## Exercise
Your task is to repeat all of the data exactly while excluding the pictures.
— START —
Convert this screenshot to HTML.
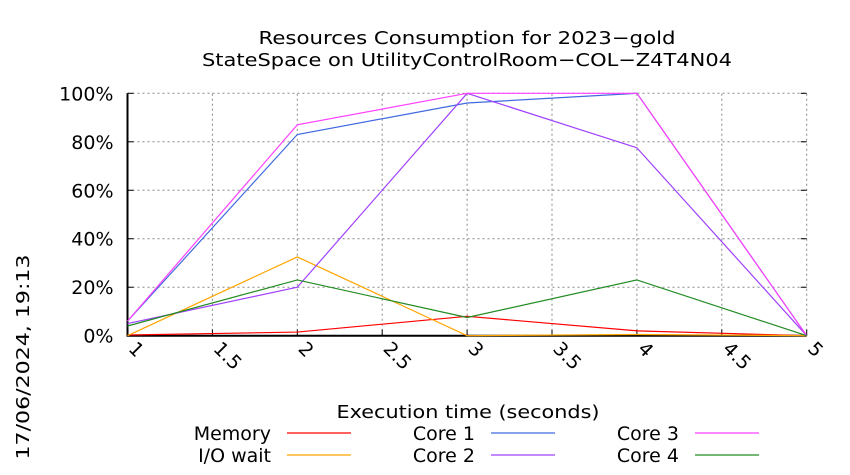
<!DOCTYPE html>
<html><head><meta charset="utf-8"><style>
body{margin:0;background:#fff}
svg{display:block;font-family:"DejaVu Sans","Liberation Sans",sans-serif}
</style></head><body>
<svg width="850" height="475" viewBox="0 0 850 475">
<text x="467" y="44" font-size="18" text-anchor="middle" textLength="417" lengthAdjust="spacingAndGlyphs">Resources Consumption for 2023−gold</text>
<text x="467" y="66" font-size="18" text-anchor="middle" textLength="530" lengthAdjust="spacingAndGlyphs">StateSpace on UtilityControlRoom−COL−Z4T4N04</text>
<g id="grid"></g>
<g id="axes"></g>
<g id="series"></g>
<text x="468" y="418" font-size="18" text-anchor="middle" textLength="263" lengthAdjust="spacingAndGlyphs">Execution time (seconds)</text>
<text transform="translate(29,357) rotate(-90)" font-size="18" text-anchor="middle" textLength="205" lengthAdjust="spacingAndGlyphs">17/06/2024, 19:13</text>
<g id="legend"></g>
</svg>
<script>
const xValues=[1,2,3,4,5];
const xTicks=[1,1.5,2,2.5,3,3.5,4,4.5,5];
const yTicks=[0,20,40,60,80,100];
const seriesNames=["Memory","I/O wait","Core 1","Core 2","Core 3","Core 4"];
const memory=[0.3,1.5,8,2,0];
const ioWait=[0,32.5,0,0.5,0];
const core1=[6,83,96,100,0];
const core2=[5,20,100,77.5,0];
const core3=[6,87,100,100,0];
const core4=[4,23,7.5,23,0];
const seriesData=[memory,ioWait,core1,core2,core3,core4];
const colors=["#ff0000","#ffa500","#4169e1","#a040ff","#ff40ff","#228b22"];
const NS="http://www.w3.org/2000/svg";
const X0=127.5,X1=806.7,Y0=335.7,Y1=93.3;
const sx=v=>X0+(v-1)/(5-1)*(X1-X0);
const sy=v=>Y0-v/100*(Y0-Y1);
function mk(tag,attrs,parent){const e=document.createElementNS(NS,tag);for(const k in attrs)e.setAttribute(k,attrs[k]);parent.appendChild(e);return e;}
const grid=document.getElementById('grid'),axes=document.getElementById('axes'),ser=document.getElementById('series'),leg=document.getElementById('legend');
yTicks.forEach(t=>{
 const y=sy(t);
 if(t>0){const l=mk('line',{x1:X0,x2:X1,y1:y,y2:y,stroke:'#888','stroke-dasharray':'2,3','stroke-width':1},grid);
 
 }
 const tk=mk('line',{x1:X0,x2:X0+6,y1:y,y2:y,stroke:'#000'},axes);
 
 
 const tk2=mk('line',{x1:X1-6,x2:X1,y1:y,y2:y,stroke:'#000'},axes);
 
 
 const tx=mk('text',{x:X0-14,y:y+7,'font-size':19,'text-anchor':'end'},axes);
 tx.textContent=t+'%';
 
 
});
xTicks.forEach(t=>{
 const x=sx(t);
 if(t>1){const l=mk('line',{x1:x,x2:x,y1:Y0,y2:Y1,stroke:'#888','stroke-dasharray':'2,3','stroke-width':1},grid);
 
 }
 const tk=mk('line',{x1:x,x2:x,y1:Y0,y2:Y0-6,stroke:'#000'},axes);
 
 
 const tx=mk('text',{transform:`translate(${x},${Y0+14}) rotate(45)`,'font-size':19},axes);
 tx.textContent=String(t);
 
 
});
const ax=mk('path',{d:`M${X0},${Y1} V${Y0} H${X1}`,fill:'none',stroke:'#000','stroke-width':2},axes);


seriesData.forEach((d,i)=>{
 const p=mk('polyline',{points:d.map((v,j)=>sx(xValues[j])+','+sy(v)).join(' '),fill:'none',stroke:colors[i],'stroke-width':1.2},ser);
 
 
});
const colTextX=[271,475,679],colLineX=[287,491,695],rowY=[433,455];
seriesNames.forEach((n,i)=>{
 const c=Math.floor(i/2),r=i%2;
 const t=mk('text',{x:colTextX[c],y:rowY[r]+7,'font-size':19,'text-anchor':'end'},leg);
 t.textContent=n;
 
 
 const l=mk('line',{x1:colLineX[c],x2:colLineX[c]+64,y1:rowY[r],y2:rowY[r],stroke:colors[i],'stroke-width':1.2},leg);
 
 
});
</script>
</body></html>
— END —
## Written response
Convert this screenshot to HTML.
<!DOCTYPE html>
<html><head><meta charset="utf-8"><style>
body{margin:0;background:#fff}
svg{display:block;font-family:"DejaVu Sans","Liberation Sans",sans-serif}
</style></head><body>
<svg width="850" height="475" viewBox="0 0 850 475">
<text x="467" y="44" font-size="18" text-anchor="middle" textLength="417" lengthAdjust="spacingAndGlyphs">Resources Consumption for 2023−gold</text>
<text x="467" y="66" font-size="18" text-anchor="middle" textLength="530" lengthAdjust="spacingAndGlyphs">StateSpace on UtilityControlRoom−COL−Z4T4N04</text>
<g id="grid"></g>
<g id="axes"></g>
<g id="series"></g>
<text x="468" y="418" font-size="18" text-anchor="middle" textLength="263" lengthAdjust="spacingAndGlyphs">Execution time (seconds)</text>
<text transform="translate(29,357) rotate(-90)" font-size="18" text-anchor="middle" textLength="205" lengthAdjust="spacingAndGlyphs">17/06/2024, 19:13</text>
<g id="legend"></g>
</svg>
<script>
const xValues=[1,2,3,4,5];
const xTicks=[1,1.5,2,2.5,3,3.5,4,4.5,5];
const yTicks=[0,20,40,60,80,100];
const seriesNames=["Memory","I/O wait","Core 1","Core 2","Core 3","Core 4"];
const memory=[0.3,1.5,8,2,0];
const ioWait=[0,32.5,0,0.5,0];
const core1=[6,83,96,100,0];
const core2=[5,20,100,77.5,0];
const core3=[6,87,100,100,0];
const core4=[4,23,7.5,23,0];
const seriesData=[memory,ioWait,core1,core2,core3,core4];
const colors=["#ff0000","#ffa500","#4169e1","#a040ff","#ff40ff","#228b22"];
const NS="http://www.w3.org/2000/svg";
const X0=127.5,X1=806.7,Y0=335.7,Y1=93.3;
const sx=v=>X0+(v-1)/(5-1)*(X1-X0);
const sy=v=>Y0-v/100*(Y0-Y1);
function mk(tag,attrs,parent){const e=document.createElementNS(NS,tag);for(const k in attrs)e.setAttribute(k,attrs[k]);parent.appendChild(e);return e;}
const grid=document.getElementById('grid'),axes=document.getElementById('axes'),ser=document.getElementById('series'),leg=document.getElementById('legend');
yTicks.forEach(t=>{
 const y=sy(t);
 if(t>0){const l=mk('line',{x1:X0,x2:X1,y1:y,y2:y,stroke:'#888','stroke-dasharray':'2,3','stroke-width':1},grid);
 
 }
 const tk=mk('line',{x1:X0,x2:X0+6,y1:y,y2:y,stroke:'#000'},axes);
 
 
 const tk2=mk('line',{x1:X1-6,x2:X1,y1:y,y2:y,stroke:'#000'},axes);
 
 
 const tx=mk('text',{x:X0-14,y:y+7,'font-size':19,'text-anchor':'end'},axes);
 tx.textContent=t+'%';
 
 
});
xTicks.forEach(t=>{
 const x=sx(t);
 if(t>1){const l=mk('line',{x1:x,x2:x,y1:Y0,y2:Y1,stroke:'#888','stroke-dasharray':'2,3','stroke-width':1},grid);
 
 }
 const tk=mk('line',{x1:x,x2:x,y1:Y0,y2:Y0-6,stroke:'#000'},axes);
 
 
 const tx=mk('text',{transform:`translate(${x},${Y0+14}) rotate(45)`,'font-size':19},axes);
 tx.textContent=String(t);
 
 
});
const ax=mk('path',{d:`M${X0},${Y1} V${Y0} H${X1}`,fill:'none',stroke:'#000','stroke-width':2},axes);


seriesData.forEach((d,i)=>{
 const p=mk('polyline',{points:d.map((v,j)=>sx(xValues[j])+','+sy(v)).join(' '),fill:'none',stroke:colors[i],'stroke-width':1.2},ser);
 
 
});
const colTextX=[271,475,679],colLineX=[287,491,695],rowY=[433,455];
seriesNames.forEach((n,i)=>{
 const c=Math.floor(i/2),r=i%2;
 const t=mk('text',{x:colTextX[c],y:rowY[r]+7,'font-size':19,'text-anchor':'end'},leg);
 t.textContent=n;
 
 
 const l=mk('line',{x1:colLineX[c],x2:colLineX[c]+64,y1:rowY[r],y2:rowY[r],stroke:colors[i],'stroke-width':1.2},leg);
 
 
});
</script>
</body></html>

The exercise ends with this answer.